Upgrade Killed Sound

I did a pacman upgrade yesterday (-Syu) and now my sound is gone. It’s not just no sound coming out, but System Settings > Sound and Video Configuration show just Dummy Output installed. It appears to have uninstalled my “Built-in Audio Analog Stereo”.

Any idea what happened? How do I get it back?

Thanks,
Clyde

Seems like an pulseaudio problem. (or the soundcard isn’t detected anymore)
Is the soundcard still listed when you execute for example

aplay -l

Seems like an pulseaudio problem. (or the soundcard isn’t detected anymore)
Is the soundcard still listed when you execute for example

aplay -l

That command gave me:

**** List of PLAYBACK Hardware Devices ****
card 0: HDMI [HDA Intel HDMI], device 3: HDMI 0 [HDMI 0]
Subdevices: 1/1
Subdevice #0: subdevice #0
card 1: PCH [HDA Intel PCH], device 0: ALC887-VD Analog [ALC887-VD Analog]
Subdevices: 1/1
Subdevice #0: subdevice #0
card 1: PCH [HDA Intel PCH], device 1: ALC887-VD Digital [ALC887-VD Digital]
Subdevices: 1/1
Subdevice #0: subdevice #0

I’m just using the sound system built into my Intel i3 Haswell. I’m plugging a headphone into the out analog jack.

Thanks,
Clyde

Ok soundcard is detected. So it’s somehow a pulseaudio problem.
Maybe removing the pulseaudio configs in your home helps. The configs are stored in hidden folders in home

Thanks for the help hunting down the problem. I used pacman to uninstall pulseaudio with all it’s dependencies and then reinstalled. After a reboot, it is now working just fine.

Thanks for the help,
Clyde

Yes, this has been an issue for just a few users on the Manjaro forums as well. The problem was that some of the mirrors missed a package when they were synced which caused a miss match in version between pulse audio and alsa, this has since been remedied upstreem. All you needed to do was pacman -Syyu instead of pacman -Syu (which I recommend anyhow) as the extra y forces the pacman to completely re-sync the it’s package DB no matter what the mirrors reports. I am very glad that an uninstall and re-install of pulse worked for you. However may I ask if you use the manjaro-pulse meta package for the re-install or did you do this manually?

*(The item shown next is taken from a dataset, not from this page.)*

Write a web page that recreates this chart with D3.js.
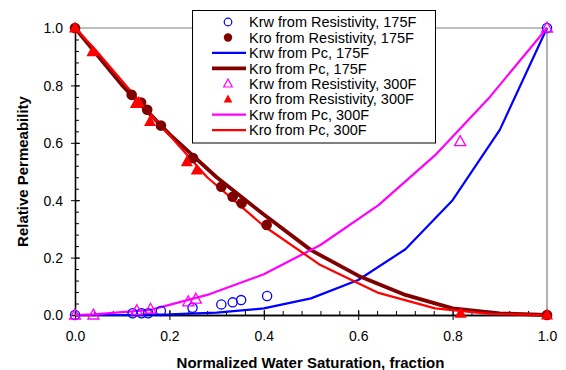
<!DOCTYPE html>
<html><head><meta charset="utf-8">
<script src="https://cdn.jsdelivr.net/npm/d3@7"></script>
<style>body{margin:0;background:#fff}svg{display:block;font-family:Arial,"Liberation Sans",sans-serif}</style>
</head><body><svg id="c" width="566" height="370"></svg>
<script>
// ---- data ----
const krwRes175X = [0, 0.122, 0.141, 0.155, 0.182, 0.249, 0.31, 0.334, 0.352, 0.407, 1.0];
const krwRes175Y = [0, 0.006, 0.006, 0.006, 0.014, 0.025, 0.037, 0.044, 0.052, 0.066, 1.0];
const kroRes175X = [0, 0.12, 0.14, 0.153, 0.182, 0.25, 0.31, 0.334, 0.353, 0.406, 1.0];
const kroRes175Y = [1.0, 0.767, 0.74, 0.715, 0.66, 0.547, 0.447, 0.412, 0.389, 0.314, 0.0];
const krwPc175X = [0, 0.1, 0.2, 0.3, 0.4, 0.5, 0.6, 0.7, 0.8, 0.9, 1.0];
const krwPc175Y = [0, 0.0, 0.002, 0.008, 0.023, 0.058, 0.122, 0.229, 0.40, 0.645, 1.0];
const kroPc175X = [0, 0.1, 0.2, 0.3, 0.4, 0.5, 0.6, 0.7, 0.8, 0.9, 1.0];
const kroPc175Y = [1.0, 0.80, 0.63, 0.48, 0.35, 0.226, 0.137, 0.07, 0.023, 0.006, 0.0];
const krwRes300X = [0, 0.039, 0.131, 0.16, 0.24, 0.256, 0.816, 1.0];
const krwRes300Y = [0, 0.0, 0.015, 0.02, 0.046, 0.055, 0.604, 1.0];
const kroRes300X = [0, 0.037, 0.129, 0.135, 0.159, 0.237, 0.258, 0.817, 1.0];
const kroRes300Y = [1.0, 0.917, 0.737, 0.74, 0.674, 0.534, 0.505, 0.006, 0.0];
const krwPc300X = [0, 0.04, 0.16, 0.28, 0.40, 0.52, 0.643, 0.763, 0.879, 1.0];
const krwPc300Y = [0, 0.002, 0.018, 0.07, 0.142, 0.244, 0.383, 0.557, 0.76, 1.0];
const kroPc300X = [0, 0.04, 0.16, 0.28, 0.40, 0.52, 0.643, 0.763, 0.879, 1.0];
const kroPc300Y = [1.0, 0.93, 0.70, 0.48, 0.31, 0.174, 0.077, 0.023, 0.004, 0.0];
const xTicks = [0, 0.2, 0.4, 0.6, 0.8, 1.0];
const yTicks = [0, 0.2, 0.4, 0.6, 0.8, 1.0];
const minorTicks = d3.range(0, 1.0001, 0.04);
const legendLabels = ["Krw from Resistivity, 175F","Kro from Resistivity, 175F","Krw from Pc, 175F","Kro from Pc, 175F",
  "Krw from Resistivity, 300F","Kro from Resistivity, 300F","Krw from Pc, 300F","Kro from Pc, 300F"];
const xTitle = "Normalized Water Saturation, fraction";
const yTitle = "Relative Permeability";

const svg = d3.select("#c");
const L = 75, R = 547, T = 28, B = 315;
const x = d3.scaleLinear().domain([0, 1]).range([L, R]);
const y = d3.scaleLinear().domain([0, 1]).range([B, T]);

// frame (top/right gray)
svg.append("path").attr("d", `M${L},${T}H${R}V${B}`).attr("fill","none").attr("stroke","#808080").attr("stroke-width",1.2);

// minor ticks
const gxm = svg.append("g").attr("transform",`translate(0,${B})`)
  .call(d3.axisBottom(x).tickValues(minorTicks).tickSize(-4).tickFormat(""));
const gym = svg.append("g").attr("transform",`translate(${L},0)`)
  .call(d3.axisLeft(y).tickValues(minorTicks).tickSize(-4).tickFormat(""));
// major axes
const gx = svg.append("g").attr("transform",`translate(0,${B})`)
  .call(d3.axisBottom(x).tickValues(xTicks).tickSize(5).tickPadding(11).tickFormat(d3.format(".1f")));
const gy = svg.append("g").attr("transform",`translate(${L},0)`)
  .call(d3.axisLeft(y).tickValues(yTicks).tickSize(4).tickPadding(8).tickFormat(d3.format(".1f")));
gx.selectAll(".tick line").attr("y1", -5);
gy.selectAll(".tick line").attr("x1", 5);
[gxm, gym, gx, gy].forEach(g => {
  g.select(".domain").attr("stroke","#000").attr("stroke-width",1.3);
  g.selectAll(".tick line").attr("stroke","#000").attr("stroke-width",1);
  g.selectAll("text").attr("font-size",14).attr("font-family","Arial, 'Liberation Sans', sans-serif").attr("fill","#000");
});
gx.selectAll("text").attr("dy","0.71em");
gy.selectAll("text").attr("dy","0.35em");

// titles
svg.append("text").attr("x", (L+R)/2 - 0.5).attr("y", 368).attr("text-anchor","middle")
  .attr("font-size",15).attr("font-weight","bold").text(xTitle);
svg.append("text").attr("transform",`translate(28,${(T+B)/2}) rotate(-90)`).attr("text-anchor","middle")
  .attr("font-size",15).attr("font-weight","bold").text(yTitle);

const pts = (xs, ys) => xs.map((v, i) => [v, ys[i]]);
const line = d3.line().x(d => x(d[0])).y(d => y(d[1]));
const plot = svg.append("g");

// lines
const lines = [
  {d: pts(krwPc175X, krwPc175Y), c: "#0000ff", w: 2.2},
  {d: pts(kroPc175X, kroPc175Y), c: "#800000", w: 3.8},
  {d: pts(krwPc300X, krwPc300Y), c: "#ff00ff", w: 2.2},
  {d: pts(kroPc300X, kroPc300Y), c: "#ff0000", w: 2.2},
];
lines.forEach(s => plot.append("path").attr("d", line(s.d)).attr("fill","none")
  .attr("stroke", s.c).attr("stroke-width", s.w).attr("stroke-linejoin","round"));

const tri = (hw, h) => `M0,${-h*0.6}L${hw},${h*0.4}L${-hw},${h*0.4}Z`;

// markers
plot.append("g").selectAll("circle").data(pts(krwRes175X, krwRes175Y)).join("circle")
  .attr("cx", d => x(d[0])).attr("cy", d => y(d[1])).attr("r", 4.6)
  .attr("fill","none").attr("stroke","#0000ff").attr("stroke-width",1.3);
plot.append("g").selectAll("circle").data(pts(kroRes175X, kroRes175Y)).join("circle")
  .attr("cx", d => x(d[0])).attr("cy", d => y(d[1])).attr("r", 5.3)
  .attr("fill","#800000");
plot.append("g").selectAll("path").data(pts(krwRes300X, krwRes300Y)).join("path")
  .attr("transform", d => `translate(${x(d[0])},${y(d[1])})`).attr("d", tri(5.5, 10))
  .attr("fill","none").attr("stroke","#ff00ff").attr("stroke-width",1.3);
plot.append("g").selectAll("path").data(pts(kroRes300X, kroRes300Y)).join("path")
  .attr("transform", d => `translate(${x(d[0])},${y(d[1])})`).attr("d", tri(6, 11))
  .attr("fill","#ff0000");

// legend
const lg = svg.append("g");
lg.append("rect").attr("x",192.5).attr("y",10.5).attr("width",243).attr("height",132.5)
  .attr("fill","#fff").attr("stroke","#000").attr("stroke-width",1);
const rowY = i => 22 + i * 15.45;
const kinds = [
  {t:"c", c:"#0000ff", fill:false}, {t:"c", c:"#800000", fill:true},
  {t:"l", c:"#0000ff", w:2.2}, {t:"l", c:"#800000", w:3.8},
  {t:"t", c:"#ff00ff", fill:false}, {t:"t", c:"#ff0000", fill:true},
  {t:"l", c:"#ff00ff", w:2.2}, {t:"l", c:"#ff0000", w:2.2},
];
legendLabels.forEach((lab, i) => {
  const k = kinds[i], cy = rowY(i);
  if (k.t === "c") lg.append("circle").attr("cx",228).attr("cy",cy).attr("r", k.fill ? 4.2 : 3.8)
      .attr("fill", k.fill ? k.c : "none").attr("stroke", k.c).attr("stroke-width", k.fill ? 0 : 1.2);
  else if (k.t === "t") lg.append("path").attr("transform",`translate(228,${cy})`).attr("d", tri(4.3, 8))
      .attr("fill", k.fill ? k.c : "none").attr("stroke", k.c).attr("stroke-width", k.fill ? 0 : 1.2);
  else lg.append("line").attr("x1",212).attr("x2",246).attr("y1",cy).attr("y2",cy)
      .attr("stroke", k.c).attr("stroke-width", k.w);
  lg.append("text").attr("x",249).attr("y",cy).attr("dy","0.36em").attr("font-size",14.5).text(lab);
});
</script></body></html>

Thank for that information.

What was installed was pulseaudio and pulseaudio-alsa. So, that I what I uninstalled and reinstalled. I do see manjaro-pulse in Octopi, but it wasn’t installed before. What is the difference? Do they work together or should only one be installed at a time? What are the advantages/disadvantages?

Thanks,
Clyde

Manjaro-pulse is just a meta package and contains no files, it only installs and configures all the needed packages for pulse audio and then enables them at boot via Systemd (systemctl):

Depends On pulseaudio pulseaudio-alsa lib32-libcanberra-pulse lib32-libpulse

Optional Deps: (none of which you need for KDE)
pavucontrol: A GTK volume control tool for PulseAudio
pnmixer: GTK volume mixer applet that runs in the system tray
pnmixer-xfce4: GTK volume mixer applet that runs in the system tray

Thanks!

Actually, I found that there was configuration file options change in the new version of pulseaudio. The old file needed to be replaced but since pacman will not do this if the file is modified it created .pacnew file instead.
You should only need to edit this file and replace the old one with it here:
/etc/pulse/default.pa

PS. I would also look for any other .pacnew or pacorig files for pulse-audio or alsa that might have changes in them as well.